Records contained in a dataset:
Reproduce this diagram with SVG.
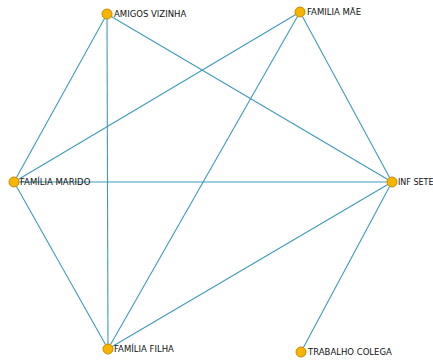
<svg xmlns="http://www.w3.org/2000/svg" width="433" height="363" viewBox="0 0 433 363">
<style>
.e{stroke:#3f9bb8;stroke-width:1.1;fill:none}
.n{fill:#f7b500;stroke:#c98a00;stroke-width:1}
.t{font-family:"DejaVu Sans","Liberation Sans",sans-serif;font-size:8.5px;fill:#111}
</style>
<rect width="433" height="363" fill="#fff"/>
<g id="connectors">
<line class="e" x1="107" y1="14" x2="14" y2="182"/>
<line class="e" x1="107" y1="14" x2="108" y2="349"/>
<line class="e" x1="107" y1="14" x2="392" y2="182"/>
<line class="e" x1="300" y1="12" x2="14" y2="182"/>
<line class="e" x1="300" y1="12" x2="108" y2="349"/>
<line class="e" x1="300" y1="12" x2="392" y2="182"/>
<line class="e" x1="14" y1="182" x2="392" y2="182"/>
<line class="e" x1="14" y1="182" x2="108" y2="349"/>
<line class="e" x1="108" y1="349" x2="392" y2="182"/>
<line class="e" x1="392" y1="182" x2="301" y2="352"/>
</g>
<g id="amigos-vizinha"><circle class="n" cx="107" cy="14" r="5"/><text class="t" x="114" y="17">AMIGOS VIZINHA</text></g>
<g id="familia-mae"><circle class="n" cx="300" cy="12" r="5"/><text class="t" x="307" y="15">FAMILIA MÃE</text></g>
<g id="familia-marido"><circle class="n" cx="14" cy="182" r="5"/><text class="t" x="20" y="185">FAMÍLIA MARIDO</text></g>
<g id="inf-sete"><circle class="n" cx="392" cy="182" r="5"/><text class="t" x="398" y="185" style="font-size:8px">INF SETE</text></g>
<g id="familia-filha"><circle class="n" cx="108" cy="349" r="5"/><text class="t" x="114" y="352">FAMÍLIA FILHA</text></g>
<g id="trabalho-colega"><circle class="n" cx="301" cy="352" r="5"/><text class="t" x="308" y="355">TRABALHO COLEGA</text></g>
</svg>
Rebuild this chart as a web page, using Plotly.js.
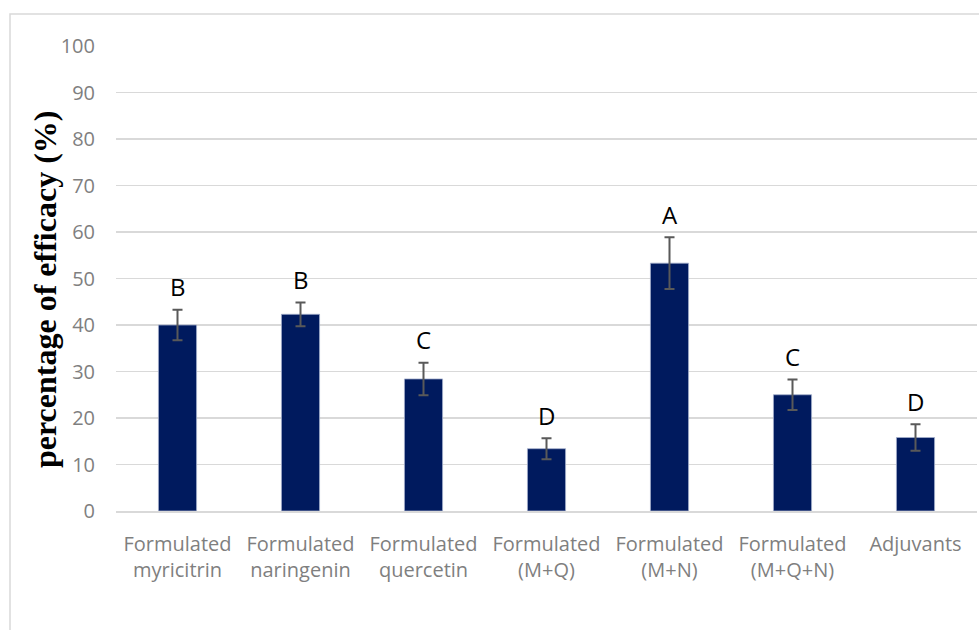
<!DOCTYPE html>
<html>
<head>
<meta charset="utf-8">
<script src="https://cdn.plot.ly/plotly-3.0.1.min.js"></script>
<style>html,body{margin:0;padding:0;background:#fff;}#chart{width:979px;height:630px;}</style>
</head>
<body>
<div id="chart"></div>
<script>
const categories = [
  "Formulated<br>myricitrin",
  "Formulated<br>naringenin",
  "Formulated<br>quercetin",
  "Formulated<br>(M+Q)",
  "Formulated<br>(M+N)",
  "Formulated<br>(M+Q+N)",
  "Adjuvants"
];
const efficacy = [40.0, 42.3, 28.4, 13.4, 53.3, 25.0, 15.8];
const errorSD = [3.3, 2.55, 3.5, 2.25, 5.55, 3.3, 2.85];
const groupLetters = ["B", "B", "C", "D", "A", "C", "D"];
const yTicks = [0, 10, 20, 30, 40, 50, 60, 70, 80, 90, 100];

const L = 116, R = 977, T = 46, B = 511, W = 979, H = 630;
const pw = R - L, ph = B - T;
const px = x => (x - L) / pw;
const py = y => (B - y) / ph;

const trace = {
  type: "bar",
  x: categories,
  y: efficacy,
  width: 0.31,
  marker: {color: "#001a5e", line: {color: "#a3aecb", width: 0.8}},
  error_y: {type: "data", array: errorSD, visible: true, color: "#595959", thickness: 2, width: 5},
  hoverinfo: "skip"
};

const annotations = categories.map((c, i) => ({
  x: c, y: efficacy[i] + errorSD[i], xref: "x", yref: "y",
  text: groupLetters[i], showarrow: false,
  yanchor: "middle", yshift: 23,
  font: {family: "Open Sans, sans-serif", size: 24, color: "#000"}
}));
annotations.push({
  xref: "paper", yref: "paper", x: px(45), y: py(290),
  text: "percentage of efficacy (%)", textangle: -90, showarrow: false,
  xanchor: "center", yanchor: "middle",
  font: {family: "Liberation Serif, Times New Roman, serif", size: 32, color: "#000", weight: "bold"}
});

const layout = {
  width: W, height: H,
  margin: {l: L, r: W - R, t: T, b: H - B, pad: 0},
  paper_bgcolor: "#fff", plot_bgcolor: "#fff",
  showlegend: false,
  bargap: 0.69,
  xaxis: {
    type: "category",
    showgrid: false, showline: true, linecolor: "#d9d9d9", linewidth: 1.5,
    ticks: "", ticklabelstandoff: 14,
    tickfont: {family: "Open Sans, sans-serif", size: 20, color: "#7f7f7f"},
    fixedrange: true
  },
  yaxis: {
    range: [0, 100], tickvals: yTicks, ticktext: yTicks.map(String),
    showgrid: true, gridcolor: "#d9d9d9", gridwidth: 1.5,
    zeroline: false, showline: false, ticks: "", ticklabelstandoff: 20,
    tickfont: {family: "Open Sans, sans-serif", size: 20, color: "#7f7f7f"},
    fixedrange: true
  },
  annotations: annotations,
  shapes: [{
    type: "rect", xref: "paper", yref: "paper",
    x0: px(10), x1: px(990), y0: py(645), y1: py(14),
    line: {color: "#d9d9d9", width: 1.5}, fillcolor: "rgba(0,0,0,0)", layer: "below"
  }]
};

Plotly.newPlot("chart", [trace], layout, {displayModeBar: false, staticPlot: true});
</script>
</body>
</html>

● **PROBLEM REQUIREMENTS**
Repeat every record above exactly, but leave out any pictures.

● **COMPLETE OUTPUT**
Reproduce this diagram with SVG.
<svg xmlns="http://www.w3.org/2000/svg" width="433" height="363" viewBox="0 0 433 363">
<style>
.e{stroke:#3f9bb8;stroke-width:1.1;fill:none}
.n{fill:#f7b500;stroke:#c98a00;stroke-width:1}
.t{font-family:"DejaVu Sans","Liberation Sans",sans-serif;font-size:8.5px;fill:#111}
</style>
<rect width="433" height="363" fill="#fff"/>
<g id="connectors">
<line class="e" x1="107" y1="14" x2="14" y2="182"/>
<line class="e" x1="107" y1="14" x2="108" y2="349"/>
<line class="e" x1="107" y1="14" x2="392" y2="182"/>
<line class="e" x1="300" y1="12" x2="14" y2="182"/>
<line class="e" x1="300" y1="12" x2="108" y2="349"/>
<line class="e" x1="300" y1="12" x2="392" y2="182"/>
<line class="e" x1="14" y1="182" x2="392" y2="182"/>
<line class="e" x1="14" y1="182" x2="108" y2="349"/>
<line class="e" x1="108" y1="349" x2="392" y2="182"/>
<line class="e" x1="392" y1="182" x2="301" y2="352"/>
</g>
<g id="amigos-vizinha"><circle class="n" cx="107" cy="14" r="5"/><text class="t" x="114" y="17">AMIGOS VIZINHA</text></g>
<g id="familia-mae"><circle class="n" cx="300" cy="12" r="5"/><text class="t" x="307" y="15">FAMILIA MÃE</text></g>
<g id="familia-marido"><circle class="n" cx="14" cy="182" r="5"/><text class="t" x="20" y="185">FAMÍLIA MARIDO</text></g>
<g id="inf-sete"><circle class="n" cx="392" cy="182" r="5"/><text class="t" x="398" y="185" style="font-size:8px">INF SETE</text></g>
<g id="familia-filha"><circle class="n" cx="108" cy="349" r="5"/><text class="t" x="114" y="352">FAMÍLIA FILHA</text></g>
<g id="trabalho-colega"><circle class="n" cx="301" cy="352" r="5"/><text class="t" x="308" y="355">TRABALHO COLEGA</text></g>
</svg>
Rebuild this chart as a web page, using Plotly.js.
<!DOCTYPE html>
<html>
<head>
<meta charset="utf-8">
<script src="https://cdn.plot.ly/plotly-3.0.1.min.js"></script>
<style>html,body{margin:0;padding:0;background:#fff;}#chart{width:979px;height:630px;}</style>
</head>
<body>
<div id="chart"></div>
<script>
const categories = [
  "Formulated<br>myricitrin",
  "Formulated<br>naringenin",
  "Formulated<br>quercetin",
  "Formulated<br>(M+Q)",
  "Formulated<br>(M+N)",
  "Formulated<br>(M+Q+N)",
  "Adjuvants"
];
const efficacy = [40.0, 42.3, 28.4, 13.4, 53.3, 25.0, 15.8];
const errorSD = [3.3, 2.55, 3.5, 2.25, 5.55, 3.3, 2.85];
const groupLetters = ["B", "B", "C", "D", "A", "C", "D"];
const yTicks = [0, 10, 20, 30, 40, 50, 60, 70, 80, 90, 100];

const L = 116, R = 977, T = 46, B = 511, W = 979, H = 630;
const pw = R - L, ph = B - T;
const px = x => (x - L) / pw;
const py = y => (B - y) / ph;

const trace = {
  type: "bar",
  x: categories,
  y: efficacy,
  width: 0.31,
  marker: {color: "#001a5e", line: {color: "#a3aecb", width: 0.8}},
  error_y: {type: "data", array: errorSD, visible: true, color: "#595959", thickness: 2, width: 5},
  hoverinfo: "skip"
};

const annotations = categories.map((c, i) => ({
  x: c, y: efficacy[i] + errorSD[i], xref: "x", yref: "y",
  text: groupLetters[i], showarrow: false,
  yanchor: "middle", yshift: 23,
  font: {family: "Open Sans, sans-serif", size: 24, color: "#000"}
}));
annotations.push({
  xref: "paper", yref: "paper", x: px(45), y: py(290),
  text: "percentage of efficacy (%)", textangle: -90, showarrow: false,
  xanchor: "center", yanchor: "middle",
  font: {family: "Liberation Serif, Times New Roman, serif", size: 32, color: "#000", weight: "bold"}
});

const layout = {
  width: W, height: H,
  margin: {l: L, r: W - R, t: T, b: H - B, pad: 0},
  paper_bgcolor: "#fff", plot_bgcolor: "#fff",
  showlegend: false,
  bargap: 0.69,
  xaxis: {
    type: "category",
    showgrid: false, showline: true, linecolor: "#d9d9d9", linewidth: 1.5,
    ticks: "", ticklabelstandoff: 14,
    tickfont: {family: "Open Sans, sans-serif", size: 20, color: "#7f7f7f"},
    fixedrange: true
  },
  yaxis: {
    range: [0, 100], tickvals: yTicks, ticktext: yTicks.map(String),
    showgrid: true, gridcolor: "#d9d9d9", gridwidth: 1.5,
    zeroline: false, showline: false, ticks: "", ticklabelstandoff: 20,
    tickfont: {family: "Open Sans, sans-serif", size: 20, color: "#7f7f7f"},
    fixedrange: true
  },
  annotations: annotations,
  shapes: [{
    type: "rect", xref: "paper", yref: "paper",
    x0: px(10), x1: px(990), y0: py(645), y1: py(14),
    line: {color: "#d9d9d9", width: 1.5}, fillcolor: "rgba(0,0,0,0)", layer: "below"
  }]
};

Plotly.newPlot("chart", [trace], layout, {displayModeBar: false, staticPlot: true});
</script>
</body>
</html>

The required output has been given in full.